Problem to solve:
Repeat, exactly and only, the lines from the beginning of the data through the line with "Arial, Helvetica, sans-serif';". Pictures are left out.
= = =
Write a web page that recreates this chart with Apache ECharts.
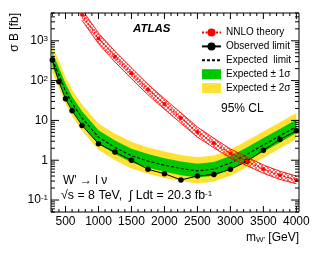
<!DOCTYPE html>
<html><head><meta charset="utf-8">
<script src="https://cdn.jsdelivr.net/npm/echarts@6/dist/echarts.min.js"></script>
<style>html,body{margin:0;padding:0;background:#fff}#c{width:316px;height:253px}</style>
</head><body><div id="c"></div>
<script>
// ---------- data ----------
const masses   = [300, 400, 500, 600, 750, 1000, 1250, 1500, 1750, 2000, 2250, 2500, 2750, 3000, 3250, 3500, 3750, 4000];
const observed = [330, 94, 35, 17.5, 7.5, 2.6, 1.6, 1.0, 0.59, 0.46, 0.32, 0.40, 0.44, 0.59, 0.94, 1.78, 3.3, 5.5];
const expected = [340, 140, 55, 27, 11.5, 3.8, 2.1, 1.3, 0.95, 0.75, 0.62, 0.54, 0.60, 0.85, 1.4, 2.4, 4.1, 7.0];
const exp1Up   = [510, 210, 83, 40, 17, 5.7, 3.15, 1.95, 1.43, 1.12, 0.93, 0.81, 0.90, 1.28, 2.1, 3.6, 6.1, 10.5];
const exp1Dn   = [230, 95, 37, 18.4, 7.8, 2.6, 1.43, 0.88, 0.65, 0.51, 0.42, 0.37, 0.41, 0.58, 0.95, 1.63, 2.8, 4.8];
const exp2Up   = [750, 310, 121, 59, 25, 8.4, 4.6, 2.9, 2.1, 1.65, 1.36, 1.19, 1.32, 1.87, 3.1, 5.3, 9.0, 15.4];
const exp2Dn   = [163, 67, 26, 13, 5.5, 1.82, 1.0, 0.62, 0.46, 0.36, 0.30, 0.26, 0.29, 0.41, 0.67, 1.15, 1.97, 3.4];

const theoryMasses = [750, 1000, 1250, 1500, 1750, 2000, 2250, 2500, 2750, 3000, 3250, 3500, 3750, 4000];
const theory       = [4500, 1150, 400, 153, 60, 26, 11.5, 5.1, 2.7, 1.48, 0.94, 0.60, 0.42, 0.32];
const theoryUp     = [6100, 1560, 545, 208, 81, 35, 15.5, 6.8, 3.55, 1.92, 1.2, 0.76, 0.53, 0.40];
const theoryDn     = [3300, 845, 294, 112, 44, 19.1, 8.5, 3.8, 2.05, 1.14, 0.73, 0.47, 0.33, 0.255];

const xTickLabels = [500, 1000, 1500, 2000, 2500, 3000, 3500, 4000];
const yTickLabels = [0.1, 1, 10, 100, 1000];

const X_MIN = 280, X_MAX = 4040, Y_MIN = 0.05, Y_MAX = 5000;
const FONT = '"Liberation Sans", Arial, Helvetica, sans-serif';

// tick positions (x: every 100 GeV, y: 1..9 x 10^k)
const xTicks = [];
for (let m = 300; m <= 4000; m += 100) xTicks.push([m, m % 500 === 0 ? 6 : 3]);
const yTicks = [];
for (let e = -2; e <= 3; e++) for (let k = 1; k <= 9; k++) {
  const v = k * Math.pow(10, e);
  if (v >= Y_MIN && v <= Y_MAX) yTicks.push([v, k === 1 ? 8 : 4]);
}

const chart = echarts.init(document.getElementById('c'), null, {renderer: 'canvas'});

function band(name, up, dn, color, z) {
  return {
    type: 'custom', name: name, z: z, clip: true, silent: true,
    itemStyle: {color: color},
    data: [[masses[0], expected[0]]],
    renderItem: function (params, api) {
      const pts = [];
      for (let i = 0; i < masses.length; i++) pts.push(api.coord([masses[i], up[i]]));
      for (let i = masses.length - 1; i >= 0; i--) pts.push(api.coord([masses[i], dn[i]]));
      return {type: 'polygon', shape: {points: pts}, style: {fill: color, stroke: null}};
    }
  };
}

// hatch pattern for theory band
const pc = document.createElement('canvas');
pc.width = 4; pc.height = 4;
const pctx = pc.getContext('2d');
pctx.strokeStyle = 'rgba(255,0,0,0.75)';
pctx.lineWidth = 0.8;
pctx.beginPath();
pctx.moveTo(0, 4); pctx.lineTo(4, 0);
pctx.moveTo(0, 0); pctx.lineTo(4, 4);
pctx.stroke();

const option = {
  animation: false,
  backgroundColor: '#fff',
  textStyle: {fontFamily: FONT},
  grid: {left: 51, top: 13, right: 17, bottom: 41, show: true, borderColor: '#000', borderWidth: 1, backgroundColor: 'transparent'},
  xAxis: {
    type: 'value', min: X_MIN, max: X_MAX, splitNumber: 8,
    axisLine: {show: false}, axisTick: {show: false}, splitLine: {show: false},
    axisLabel: {
      customValues: xTickLabels, margin: 4, color: '#000', fontSize: 12, fontFamily: FONT,
      formatter: v => (xTickLabels.indexOf(v) >= 0 ? String(v) : '')
    }
  },
  yAxis: {
    type: 'log', min: Y_MIN, max: Y_MAX, logBase: 10,
    axisLine: {show: false}, axisTick: {show: false}, splitLine: {show: false},
    axisLabel: {
      customValues: yTickLabels, margin: 3, color: '#000', fontSize: 12, fontFamily: FONT,
      formatter: function (v) {
        const e = Math.log10(v), r = Math.round(e);
        if (Math.abs(e - r) > 1e-6) return '';
        if (r === 0) return '1';
        if (r === 1) return '10';
        return '10{sup|' + r + '}';
      },
      rich: {sup: {fontSize: 8, verticalAlign: 'top', lineHeight: 8, fontFamily: FONT, color: '#000'}}
    }
  },
  legend: {
    orient: 'vertical', left: 196, top: 22.5, itemWidth: 19, itemHeight: 10, itemGap: 3.9,
    selectedMode: false,
    textStyle: {fontSize: 10, fontFamily: FONT, color: '#000', lineHeight: 10},
    data: [
      {name: 'NNLO theory'},
      {name: 'Observed limit'},
      {name: 'Expected  limit', itemStyle: {color: 'rgba(0,0,0,0)', borderWidth: 0, opacity: 0}},
      {name: 'Expected \u00b1 1\u03c3', icon: 'rect'},
      {name: 'Expected \u00b1 2\u03c3', icon: 'rect'}
    ]
  },
  graphic: [
    {type: 'text', left: 133, top: 23, style: {text: 'ATLAS', font: 'italic bold 11.5px ' + FONT, fill: '#000'}},
    {type: 'text', left: 221, top: 103, style: {text: '95% CL', font: '12px ' + FONT, fill: '#000'}},
    {type: 'text', left: 63, top: 175, style: {text: "W' \u2192 l \u03bd", font: '12px ' + FONT, fill: '#000'}},
    {type: 'text', left: 61, top: 190, style: {
      text: '\u221as = 8 TeV,  \u222b Ldt = 20.3 fb{sup|-1}', font: '12.4px ' + FONT, fill: '#000',
      rich: {sup: {fontSize: 8, verticalAlign: 'top', lineHeight: 8, fontFamily: FONT, fill: '#000'}}
    }},
    {type: 'text', x: 15, y: 13, rotation: Math.PI / 2, style: {
      text: '\u03c3 B [fb]', font: '12px ' + FONT, fill: '#000', align: 'right', verticalAlign: 'middle'
    }},
    {type: 'text', right: 17, top: 232, style: {
      text: 'm{sub|W\'} [GeV]', font: '12px ' + FONT, fill: '#000',
      rich: {sub: {fontSize: 8, verticalAlign: 'bottom', lineHeight: 8, fontFamily: FONT, fill: '#000'}}
    }}
  ],
  series: [
    band('Expected \u00b1 2\u03c3', exp2Up, exp2Dn, '#ffe033', 1),
    band('Expected \u00b1 1\u03c3', exp1Up, exp1Dn, '#00c800', 2),
    {
      type: 'line', name: 'Expected  limit', z: 3, silent: true,
      data: masses.map((m, i) => [m, expected[i]]),
      symbol: 'none', lineStyle: {color: '#000', width: 1.1, type: [3, 2]}, itemStyle: {color: '#000'}
    },
    {
      type: 'line', name: 'Observed limit', z: 4, silent: true,
      data: masses.map((m, i) => [m, observed[i]]),
      symbol: 'circle', symbolSize: 5.5, lineStyle: {color: '#000', width: 1}, itemStyle: {color: '#000'}
    },
    {
      type: 'custom', name: 'theory band', z: 5, clip: true, silent: true,
      data: [[theoryMasses[0], theory[0]]],
      renderItem: function (params, api) {
        const up = [], dn = [];
        for (let i = 0; i < theoryMasses.length; i++) {
          up.push(api.coord([theoryMasses[i], theoryUp[i]]));
          dn.push(api.coord([theoryMasses[i], theoryDn[i]]));
        }
        const poly = up.concat(dn.slice().reverse());
        return {type: 'group', children: [
          {type: 'polygon', shape: {points: poly}, style: {fill: {image: pc, repeat: 'repeat'}, stroke: null}},
          {type: 'polyline', shape: {points: up}, style: {stroke: '#ff0000', lineWidth: 0.9, fill: null}},
          {type: 'polyline', shape: {points: dn}, style: {stroke: '#ff0000', lineWidth: 0.9, fill: null}}
        ]};
      }
    },
    {
      type: 'line', name: 'NNLO theory', z: 6, silent: true,
      data: theoryMasses.map((m, i) => [m, theory[i]]),
      symbol: 'circle', symbolSize: 4, lineStyle: {color: '#ff0000', width: 1.2, type: [2, 1.5]}, itemStyle: {color: '#ff0000'}
    },
    {
      type: 'custom', name: 'ticks', z: 10, silent: true,
      data: xTicks.map(t => [t[0], Y_MIN, t[1], 0]).concat(yTicks.map(t => [X_MIN, t[0], t[1], 1])),
      renderItem: function (params, api) {
        const cs = params.coordSys;
        const len = api.value(2);
        if (api.value(3) === 0) {
          const x = api.coord([api.value(0), Y_MIN])[0];
          return {type: 'group', children: [
            {type: 'line', shape: {x1: x, y1: cs.y + cs.height, x2: x, y2: cs.y + cs.height - len}, style: {stroke: '#000', lineWidth: 1}},
            {type: 'line', shape: {x1: x, y1: cs.y, x2: x, y2: cs.y + len}, style: {stroke: '#000', lineWidth: 1}}
          ]};
        }
        const y = api.coord([X_MIN, api.value(1)])[1];
        return {type: 'group', children: [
          {type: 'line', shape: {x1: cs.x, y1: y, x2: cs.x + len, y2: y}, style: {stroke: '#000', lineWidth: 1}},
          {type: 'line', shape: {x1: cs.x + cs.width, y1: y, x2: cs.x + cs.width - len, y2: y}, style: {stroke: '#000', lineWidth: 1}}
        ]};
      }
    }
  ]
};
chart.setOption(option);
</script></body></html>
= = =
The output:
Write a web page that recreates this chart with Apache ECharts.
<!DOCTYPE html>
<html><head><meta charset="utf-8">
<script src="https://cdn.jsdelivr.net/npm/echarts@6/dist/echarts.min.js"></script>
<style>html,body{margin:0;padding:0;background:#fff}#c{width:316px;height:253px}</style>
</head><body><div id="c"></div>
<script>
// ---------- data ----------
const masses   = [300, 400, 500, 600, 750, 1000, 1250, 1500, 1750, 2000, 2250, 2500, 2750, 3000, 3250, 3500, 3750, 4000];
const observed = [330, 94, 35, 17.5, 7.5, 2.6, 1.6, 1.0, 0.59, 0.46, 0.32, 0.40, 0.44, 0.59, 0.94, 1.78, 3.3, 5.5];
const expected = [340, 140, 55, 27, 11.5, 3.8, 2.1, 1.3, 0.95, 0.75, 0.62, 0.54, 0.60, 0.85, 1.4, 2.4, 4.1, 7.0];
const exp1Up   = [510, 210, 83, 40, 17, 5.7, 3.15, 1.95, 1.43, 1.12, 0.93, 0.81, 0.90, 1.28, 2.1, 3.6, 6.1, 10.5];
const exp1Dn   = [230, 95, 37, 18.4, 7.8, 2.6, 1.43, 0.88, 0.65, 0.51, 0.42, 0.37, 0.41, 0.58, 0.95, 1.63, 2.8, 4.8];
const exp2Up   = [750, 310, 121, 59, 25, 8.4, 4.6, 2.9, 2.1, 1.65, 1.36, 1.19, 1.32, 1.87, 3.1, 5.3, 9.0, 15.4];
const exp2Dn   = [163, 67, 26, 13, 5.5, 1.82, 1.0, 0.62, 0.46, 0.36, 0.30, 0.26, 0.29, 0.41, 0.67, 1.15, 1.97, 3.4];

const theoryMasses = [750, 1000, 1250, 1500, 1750, 2000, 2250, 2500, 2750, 3000, 3250, 3500, 3750, 4000];
const theory       = [4500, 1150, 400, 153, 60, 26, 11.5, 5.1, 2.7, 1.48, 0.94, 0.60, 0.42, 0.32];
const theoryUp     = [6100, 1560, 545, 208, 81, 35, 15.5, 6.8, 3.55, 1.92, 1.2, 0.76, 0.53, 0.40];
const theoryDn     = [3300, 845, 294, 112, 44, 19.1, 8.5, 3.8, 2.05, 1.14, 0.73, 0.47, 0.33, 0.255];

const xTickLabels = [500, 1000, 1500, 2000, 2500, 3000, 3500, 4000];
const yTickLabels = [0.1, 1, 10, 100, 1000];

const X_MIN = 280, X_MAX = 4040, Y_MIN = 0.05, Y_MAX = 5000;
const FONT = '"Liberation Sans", Arial, Helvetica, sans-serif';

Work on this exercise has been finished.